The little guy leads to March madness
That said, only an event that includes schools both big and small can generate juicy storylines like this one from this past season: No. 14 Abilene Christian 53, No. 3 Texas 52. Entering the tournament with the lowest athletic budget of any school in the field ($20 million), it toppled the state’s flagship school that boasts a budget of more than $200 million. A Division II school less than a decade ago, Abilene Christian’s home court has been an indoor tennis facility (capacity 2,000) while its arena is being remodeled.
Other than adding a play-in game in 2001 and three more in 2011, the NCAA tournament has not undergone major restructuring since it expanded to the modern 64-team format in 1985.
Tom McMillen, a former U.S. Congressman and Rhodes Scholar who now is CEO of LEAD1 Association, said the current structure of the tournament works and it remains “such a brand that it is hard to imagine trying to poach that.”
Mit Winter, a Kansas City-based college sports law attorney who played basketball at William & Mary, agrees, saying that “the way the NCAA is trending — lessening its role and power — (a power conference breakaway) is definitely something I think could happen in the future. But if the conferences did something like that, I think they’d be careful to try and not take away what people enjoy about the tournament, which are the upsets. But with the amount of money involved, you never know what could happen.”

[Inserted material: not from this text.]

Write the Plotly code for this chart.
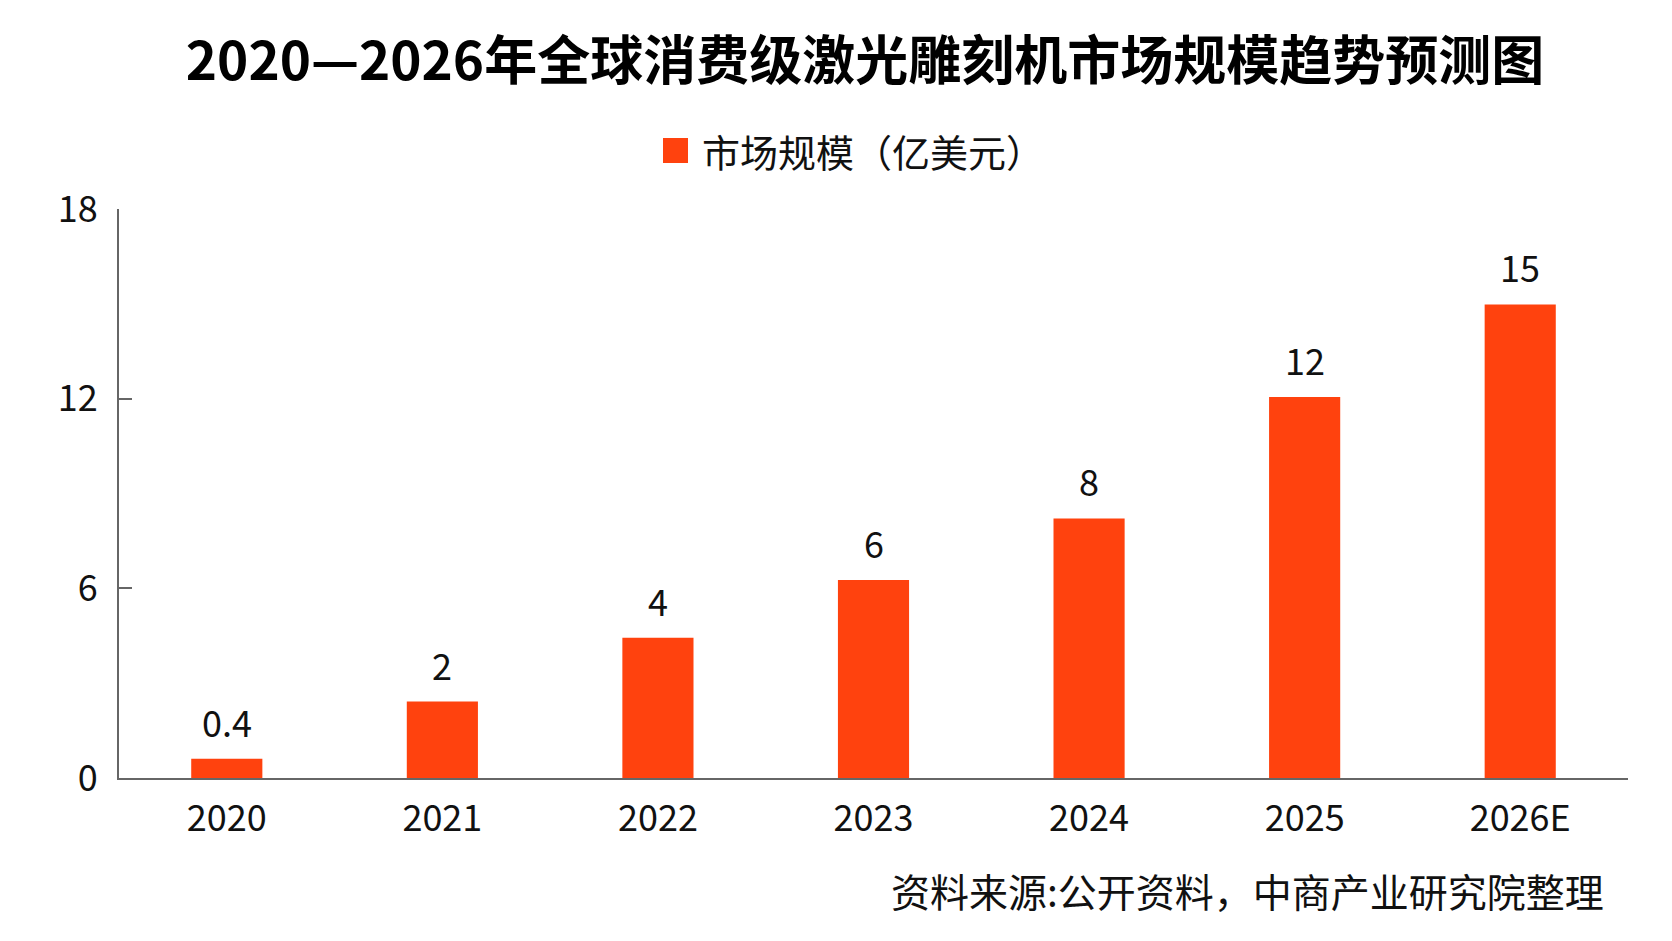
import plotly.graph_objects as go

categories = ["2020", "2021", "2022", "2023", "2024", "2025", "2026E"]
bar_values = [0.61, 2.42, 4.44, 6.26, 8.21, 12.05, 14.98]
label_texts = ["0.4", "2", "4", "6", "8", "12", "15"]
y_ticks = [0, 6, 12, 18]
series_name = "市场规模（亿美元）"
title_text = "2020—2026年全球消费级激光雕刻机市场规模趋势预测图"
source_text = "资料来源:公开资料，中商产业研究院整理"

BAR_COLOR = "#FF420E"
FONT = "Noto Sans CJK SC"
AXIS_COLOR = "#666666"

L, R, T, B = 119, 44, 209, 163
PW = 1672 - L - R
PH = 941 - T - B

fig = go.Figure()
fig.add_trace(go.Bar(
    x=categories, y=bar_values, name=series_name,
    marker=dict(color=BAR_COLOR, line=dict(width=0)),
    width=0.33, showlegend=False,
))

for i, (v, t) in enumerate(zip(bar_values, label_texts)):
    fig.add_annotation(x=i, y=v, text=t, showarrow=False, xref="x", yref="y",
                       yanchor="middle", yshift=38,
                       font=dict(family=FONT, size=36, color="#111111"))

# Legend drawn as paper-anchored shape + text
fig.add_shape(type="rect", xref="paper", yref="paper",
              x0=(663 - L) / PW, x1=(688 - L) / PW,
              y0=(941 - B - 138) / PH, y1=(941 - B - 163) / PH,
              fillcolor=BAR_COLOR, line=dict(width=0))
fig.add_annotation(xref="paper", yref="paper", x=(700 - L) / PW, y=(941 - B - 150) / PH,
                   text=series_name, showarrow=False, xanchor="left", yanchor="middle",
                   font=dict(family=FONT, size=38, color="#111111"))

fig.add_annotation(xref="paper", yref="paper", x=(1606 - L) / PW, y=(941 - B - 890) / PH,
                   text=source_text, showarrow=False, xanchor="right", yanchor="middle",
                   font=dict(family=FONT, size=39, color="#111111"))

fig.update_layout(
    width=1672, height=941,
    margin=dict(l=L, r=R, t=T, b=B, autoexpand=False),
    paper_bgcolor="white", plot_bgcolor="white",
    title=dict(text="<b>" + title_text + "</b>", x=865 / 1672, xanchor="center",
               y=1 - 61 / 941, yanchor="middle",
               font=dict(family=FONT, size=53, color="#000000")),
    font=dict(family=FONT, color="#111111"),
)
fig.update_xaxes(
    type="category", range=[-0.5, 6.5],
    showline=True, linecolor=AXIS_COLOR, linewidth=2,
    ticks="", showgrid=False, zeroline=False,
    tickfont=dict(family=FONT, size=36, color="#111111"),
    ticklabelstandoff=8,
)
fig.update_yaxes(
    range=[0, 18], tickvals=y_ticks, ticktext=[str(v) for v in y_ticks],
    showline=True, linecolor=AXIS_COLOR, linewidth=2,
    ticks="inside", ticklen=13, tickwidth=2, tickcolor=AXIS_COLOR,
    showgrid=False, zeroline=False,
    tickfont=dict(family=FONT, size=36, color="#111111"),
    ticklabelstandoff=12,
)

fig.write_html("out.html")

After seeing Texas and Oklahoma bolt to the SEC in a money-driven move to make the rich richer, that’s what concerns many in the industry: No tradition may be safe from disruption, not even March Madness.
The next few months will be critical in beginning to shape the contours of the new landscape, the conference official said, adding, “Do you continually let those four or five conferences have all the say in the NCAA and end up shoving some conferences out in some ways? If you want to go out and do your own thing, go do your own thing.
“There’s a lot of conferences, a lot of institutions out there that have college athletics as part of the educational experience, not necessarily to be a minor-league system for the NFL and NBA. It would be terrible in many ways, but in the future (smaller leagues) may have access to the tournament at a different level.”